投資とポーカーの第一人者が語り合う両者の共通点と違い 「リスク管理が重要なのはどちらも同じ」だが「株の方がコントロールしやすい」理由
株とポーカーの共通点【2】リスクを取らなければ勝てない
エミン:株式投資もポーカーも、勝つためにはリスクを取らなければならない点も共通していますね。株式投資は資金を株に投じる必要がありますし、ポーカーもチップを賭けて参加します。勝ったときに利益を獲得するためには、勝つか負けるかわからない段階で手元の原資を失うリスクを取る必要があるわけです。 木原:ただ、利益を大きく伸ばして、損失は小さく抑えるというのは、現実には矛盾します。株もポーカーも、大きく儲けたいなら大きなリスクを取らなければならないし、リスクを小さくすれば勝ちも小さくなってしまう。

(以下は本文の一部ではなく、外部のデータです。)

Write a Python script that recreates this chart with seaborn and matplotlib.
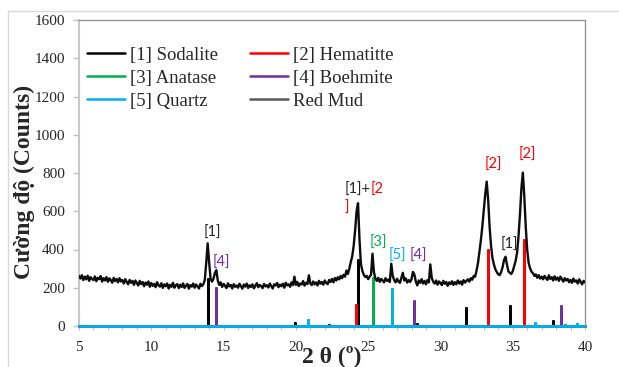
import numpy as np
import pandas as pd
import matplotlib
matplotlib.use("Agg")
import matplotlib.pyplot as plt
from matplotlib.lines import Line2D
import seaborn as sns

# ---------------- data ----------------
two_theta_start = 5.0
two_theta_step = 0.1
red_mud_counts = [
    262, 248, 266, 240, 258, 244, 263, 236, 255, 247,   # 5.x
    240, 259, 234, 252, 245, 261, 232, 250, 238, 256,   # 6.x
    231, 249, 240, 226, 252, 235, 246, 228, 250, 233,   # 7.x
    240, 222, 245, 230, 218, 241, 226, 236, 215, 238,   # 8.x
    224, 212, 236, 219, 230, 208, 227, 216, 233, 205,   # 9.x
    225, 210, 220, 203, 229, 212, 206, 224, 199, 218,   # 10.x
    208, 222, 196, 215, 205, 226, 200, 213, 219, 198,   # 11.x
    216, 204, 223, 199, 211, 220, 195, 214, 206, 222,   # 12.x
    200, 217, 207, 196, 221, 209, 218, 240, 330, 432,   # 13.x
    335, 248, 232, 246, 278, 292, 238, 215, 228, 204,   # 14.x
    220, 210, 198, 223, 207, 215, 196, 219, 205, 212,   # 15.x
    200, 221, 208, 195, 217, 206, 222, 199, 213, 204,   # 16.x
    218, 197, 211, 224, 203, 215, 208, 198, 220, 207,   # 17.x
    213, 201, 222, 209, 196, 218, 212, 225, 203, 216,   # 18.x
    208, 221, 200, 226, 212, 218, 205, 228, 214, 258,   # 19.x
    215, 230, 209, 222, 217, 235, 211, 226, 219, 265,   # 20.x
    222, 214, 233, 218, 228, 212, 236, 221, 230, 216,   # 21.x
    238, 225, 219, 241, 230, 246, 228, 251, 238, 255,   # 22.x
    244, 262, 250, 268, 258, 290, 272, 300, 335, 365,   # 23.x
    420, 500, 600, 642, 455, 325, 288, 268, 256, 262,   # 24.x
    245, 258, 268, 378, 282, 248, 236, 252, 231, 246,   # 25.x
    238, 228, 250, 236, 243, 230, 326, 262, 240, 228,   # 26.x
    247, 232, 226, 252, 278, 238, 249, 227, 240, 230,   # 27.x
    245, 283, 268, 232, 212, 238, 226, 245, 222, 236,   # 28.x
    218, 240, 228, 322, 252, 231, 222, 238, 216, 233,   # 29.x
    225, 214, 236, 221, 230, 210, 228, 219, 234, 215,   # 30.x
    229, 218, 238, 222, 233, 216, 240, 227, 236, 244,   # 31.x
    232, 250, 242, 262, 258, 290, 330, 388, 450, 522,   # 32.x
    605, 690, 755, 662, 520, 420, 355, 322, 296, 282,   # 33.x
    270, 266, 282, 308, 345, 362, 322, 286, 278, 272,   # 34.x
    286, 312, 340, 382, 468, 582, 718, 802, 680, 520,   # 35.x
    400, 330, 302, 284, 276, 262, 270, 252, 266, 248,   # 36.x
    258, 244, 262, 250, 241, 265, 246, 255, 238, 260,   # 37.x
    242, 253, 236, 258, 245, 232, 250, 238, 246, 229,   # 38.x
    241, 226, 248, 232, 238, 222, 244, 230, 218, 236,   # 39.x
    228,                                                # 40.0
]

sodalite_pos = [13.9, 19.94, 22.31, 24.3, 28.38, 31.74, 34.83, 37.8]
sodalite_int = [250, 20, 8, 350, 17, 97, 112, 30]
hematite_pos = [24.15, 33.29, 35.76]
hematite_int = [113, 403, 454]
anatase_pos = [25.33, 38.6]
anatase_int = [255, 12]
boehmite_pos = [14.47, 28.19, 38.33]
boehmite_int = [203, 135, 110]
quartz_pos = [20.86, 26.65, 36.55, 39.44]
quartz_int = [35, 200, 20, 17]

series_labels = ["[1] Sodalite", "[2] Hematitte", "[3] Anatase",
                 "[4] Boehmite", "[5] Quartz", "Red Mud"]

x_ticks = [5, 10, 15, 20, 25, 30, 35, 40]
y_ticks = [0, 200, 400, 600, 800, 1000, 1200, 1400, 1600]

# ---------------- style ----------------
sns.set_style("white")
plt.rcParams["font.family"] = ["Liberation Serif", "DejaVu Serif"]

C_BLACK = "#000000"
C_RED = "#ff0000"
C_GREEN = "#00b050"
C_PURPLE = "#7030a0"
C_BLUE = "#00b0f0"

W, H = 619, 367
fig = plt.figure(figsize=(W / 100, H / 100), dpi=100)
ax = fig.add_axes([79 / W, 1 - 326 / H, (585 - 79) / W, (326 - 20) / H])

x_min, x_max = 5, 40


def stick_frame(pos, inten):
    xs, ys = [x_min], [0]
    for p, h in sorted(zip(pos, inten)):
        xs += [p, p, p]
        ys += [0, h, 0]
    xs.append(x_max)
    ys.append(0)
    return pd.DataFrame({"x": xs, "y": ys})


sticks = [
    (sodalite_pos, sodalite_int, C_BLACK, series_labels[0]),
    (hematite_pos, hematite_int, C_RED, series_labels[1]),
    (anatase_pos, anatase_int, C_GREEN, series_labels[2]),
    (boehmite_pos, boehmite_int, C_PURPLE, series_labels[3]),
    (quartz_pos, quartz_int, C_BLUE, series_labels[4]),
]
for pos, inten, col, lab in sticks:
    df = stick_frame(pos, inten)
    lw = 2.0 if col == C_BLUE else 1.8
    sns.lineplot(data=df, x="x", y="y", estimator=None, sort=False,
                 color=col, lw=lw, label=lab, ax=ax, zorder=4,
                 solid_joinstyle="miter", clip_on=False)

n = len(red_mud_counts)
mud = pd.DataFrame({"x": two_theta_start + two_theta_step * np.arange(n),
                    "y": red_mud_counts})
sns.lineplot(data=mud, x="x", y="y", estimator=None, sort=False,
             color="#0d0d0d", lw=1.7, label=series_labels[5], ax=ax, zorder=5)

ax.set_xlim(x_min, x_max)
ax.set_ylim(0, 1600)
ax.set_xticks(x_ticks)
ax.set_xticks(np.arange(5, 41, 1), minor=True)
ax.set_yticks(y_ticks)

for s in ["top", "right"]:
    ax.spines[s].set_color("#8c8c8c")
    ax.spines[s].set_linewidth(0.9)
ax.spines["left"].set_color("#c8c8c8")
ax.spines["left"].set_linewidth(1.5)
ax.spines["bottom"].set_color("#c8c8c8")
ax.spines["bottom"].set_linewidth(1.0)

ax.tick_params(axis="y", which="major", direction="out", length=4,
               width=1, color="#bfbfbf", labelsize=11, pad=6, left=True)
ax.tick_params(axis="x", which="both", direction="out", length=3,
               width=0.8, color="#bfbfbf", labelsize=11, pad=8, bottom=True)

ax.set_xlabel("2 θ (º)", fontsize=17, fontweight="bold", va="center")
ax.set_ylabel("Cường độ (Counts)", fontsize=17, fontweight="bold")
ax.yaxis.set_label_coords(-0.086, 0.47)
ax.xaxis.set_label_coords(0.5, -0.097)

# legend
handles, labels = ax.get_legend_handles_labels()
order = [0, 2, 4, 1, 3, 5]
leg = ax.legend([handles[i] for i in order], [labels[i] for i in order],
                ncol=2, loc="upper left", bbox_to_anchor=(0.016, 0.912),
                frameon=False, fontsize=13.5, handlelength=2.0,
                handletextpad=0.3, columnspacing=1.7, labelspacing=0.3,
                borderpad=0, borderaxespad=0)
for ln in leg.get_lines():
    ln.set_linewidth(1.8)
    ln.set_clip_on(True)
leg.get_lines()[5].set_color("#595959")

# annotations
afont = dict(family=["Lato", "DejaVu Sans"], fontsize=10.5)
ann = [
    ("[1]", 14.25, 486, "#262626"),
    ("[4]", 14.85, 328, C_PURPLE),
    ("[3]", 25.7, 435, C_GREEN),
    ("[5]", 27.0, 366, C_BLUE),
    ("[4]", 28.5, 366, C_PURPLE),
    ("[1]", 34.8, 424, "#262626"),
    ("[2]", 33.66, 843, C_RED),
    ("[2]", 36.0, 895, C_RED),
]
for t, xx, yy, c in ann:
    ax.text(xx, yy, t, color=c, ha="center", va="center", **afont)
t1 = ax.text(23.4, 712, "[1]+", color="#262626", ha="left", va="center",
             **afont)
ax.annotate("[2", xy=(1, 0.5), xycoords=t1, color=C_RED, ha="left",
            va="center", **afont)
ax.text(23.4, 617, "]", color=C_RED, ha="left", va="center", **afont)

# outer chart frame (partially visible)
fig.add_artist(Line2D([8 / W, 8 / W], [0, 1 - 11 / H], color="#d9d9d9",
                      lw=1.0, transform=fig.transFigure))
fig.add_artist(Line2D([8 / W, 1], [1 - 11 / H, 1 - 11 / H], color="#d9d9d9",
                      lw=1.0, transform=fig.transFigure))

fig.savefig("out.png", dpi=100, facecolor="white")
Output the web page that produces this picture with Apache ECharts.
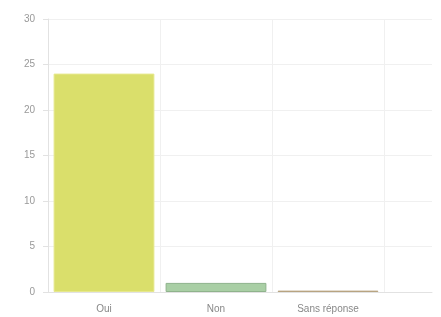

リスクとリターンは常に背中合わせなので、ローリスク・ハイリターンは理論上、不可能なんです。それでも、そのバランスを上手に取りながら、少しでもそこに近づける人が本当にうまい人なんですよね。 エミン:そう、両立するのはすごく難しいんだけど、だからこそできたときにはすごく楽しいし、達成感がある。しかもこういうマインドワークで成功してお金を増やすことができると、人間は自分に自信を持つことができるんですよ。 大げさに聞こえるかもしれませんが、頭脳努力だけでお金を増やせたという経験は、自己肯定感を上げてくれるし、人生を充実させてくれます。本業にも良い影響があったという人も多いんですよ。
株とポーカーの共通点【3】リスク管理が重要である
エミン:リスクは必ず取らなければならない分、リスク管理が重要という点も共通しています。勝ちたいからといってやみくもに賭けていたら、どちらもあっという間に無一文になってしまいますからね。 木原:ポーカーではまず、テーブル選びでリスクを選択します。テーブルに座ってしまったら、その場では最大のリスクを取ってプレーするのが基本です。株式投資なら、ある銘柄に100万円投資してそれが80万円や50万円になることはあってもゼロになることはほぼありませんが、ポーカーではテーブルに置いたチップは常にゼロになる前提でプレーする必要があります。ポーカーではレートの高いテーブルにいるような強い対戦相手に対して、リスクを抑えた中途半端なプレーをしても勝てません。 スキルがある人なら、より高いレートのテーブルに座る方が時給が高くなりますが、そのようなテーブルでリスクを抑えて期待値を失うプレーをするのは本末転倒で逆にやられてしまいます。高いレートを打つなら対戦相手のレベルが上がるのでなおさらリスクを取らざるを得ないし、それが難しいならレートの低いテーブルでコツコツ稼ぐ方が良い。要するにリスクとリターンはトレードオフなので、リスクを抑えて大勝ちするなんてできないんです。 エミン:ポーカープレーヤーの場合、ひとつのセッションで賭けるのは軍資金(=バンクロール)の5%ぐらいが一般的ですよね。株のデイトレードやFXトレードをする場合も同様に、ひとつのトレードで資産の5%以上をリスクにさらさないというルールを徹底する人もいます。こうしたバンクロールマネジメントは、習得すればそれで勝てるというものではありませんが、あっという間にすべてを失って退場という事態を避けるために必要なスキルです。